Our heroes usually don't like this, especially the female lead, who is offended, but for some reason, they never leave the place or put down an ultimatum. Probably because that would make for a short story. Instead, the female lead might do one of two things: she might try to prove she is 'one of the guys', or she might conform to the culture's feminine ideals and try to rile up in women from within.

Fun snippet: in the bit of SG1 episode 3 I've seen, the following conversation takes place:
Mongol Leader: "If you will travel this country, you must learn our ways."
Sam Carter: "I'm thinking we should just go back while we're ahead."
Daniel Jackson: "If we learn their customs we'll be okay. It's an incredible opportunity to study an ancient culture up close."
Daniel is basically telling Sam to suck up the humiliation for anthropology's sake. Can you tell this makes me angry?

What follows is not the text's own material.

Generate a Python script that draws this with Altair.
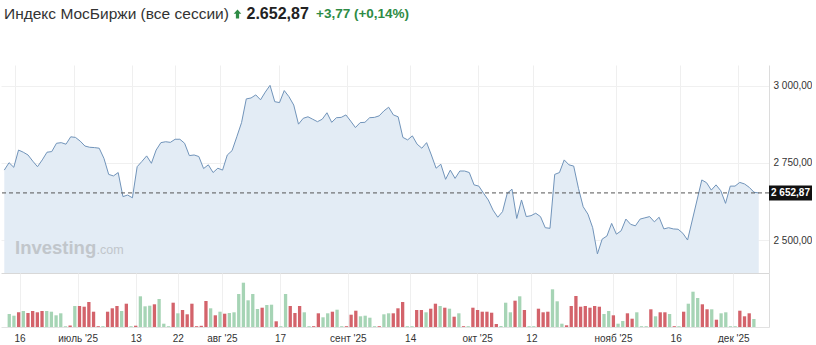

The end of this template for a storyline can be a lesson in which our heroes teach this primitive, un-emancipated culture that their women are equal to their men, and sometimes better! How heartwarming. This ending is troubling in a whole-new-can-of-worms way.

Okay, so my first problem with this cliché is the same problem I have with a lot of sci-fi: who do aliens care about gender? Why do all aliens have two sexes and genders? It makes little sense. Even on Earth we have hermaphroditic creatures. In fact, why are all the aliens humanoid? I have a vague suspicion that the answer to this one is 'special effects budget'.

My second problem is that, in all the cases I can remember seeing this cliché (I might be missing one), the female lead is encouraged to undergo the humiliation for the sake of the mission. That in itself might not have been so bad, if it weren't for the fact that the pain of this humiliation is often not mentioned at all. Okay, so you might have someone mentioning the impracticality of the clothing styles, or how off-putting it is to be surrounded by submissive women (or how awesome that is), but even if the female lead expresses discomfort at being treated like cattle, she is usually told, once again, to suck it up.

Thirdly, there is the whole 'enlightened people come to educated the primitive tribe' thing. As much as I dislike cultures in which women (or any group of people) are oppressed, you can't just point and say they're savages. It's not that simple. And a group of outsiders decided that this culture could really use some changes, and (forcefully) implementing them? Someone is feeling superior! /singsong voice There are many, much better ways to show a culture overcoming equalities, than depicting them as savage and stupid, saved only by the enlightened invading aliens.

And my last point for today: in juxtaposing one culture with another, and more often than not having that disctinction be; us, the enlightened and them, the savages, we are implying something. We are implying that the us in this story, often the human race, and not rarely the human race in the present, are enlightened. We are unlike that silly savage race, who don't know to treat their women properly. We are above that. We treat women equally. We do not have sexism anymore. This is false. We might be better off than we were a hundred years ago, but we are not there yet.

There are many more details of this cliché, little things that keep popping up in culture and pop culture, that make me cringe, but this post is long enough and I will continue some other time. Maybe. Unless I forget.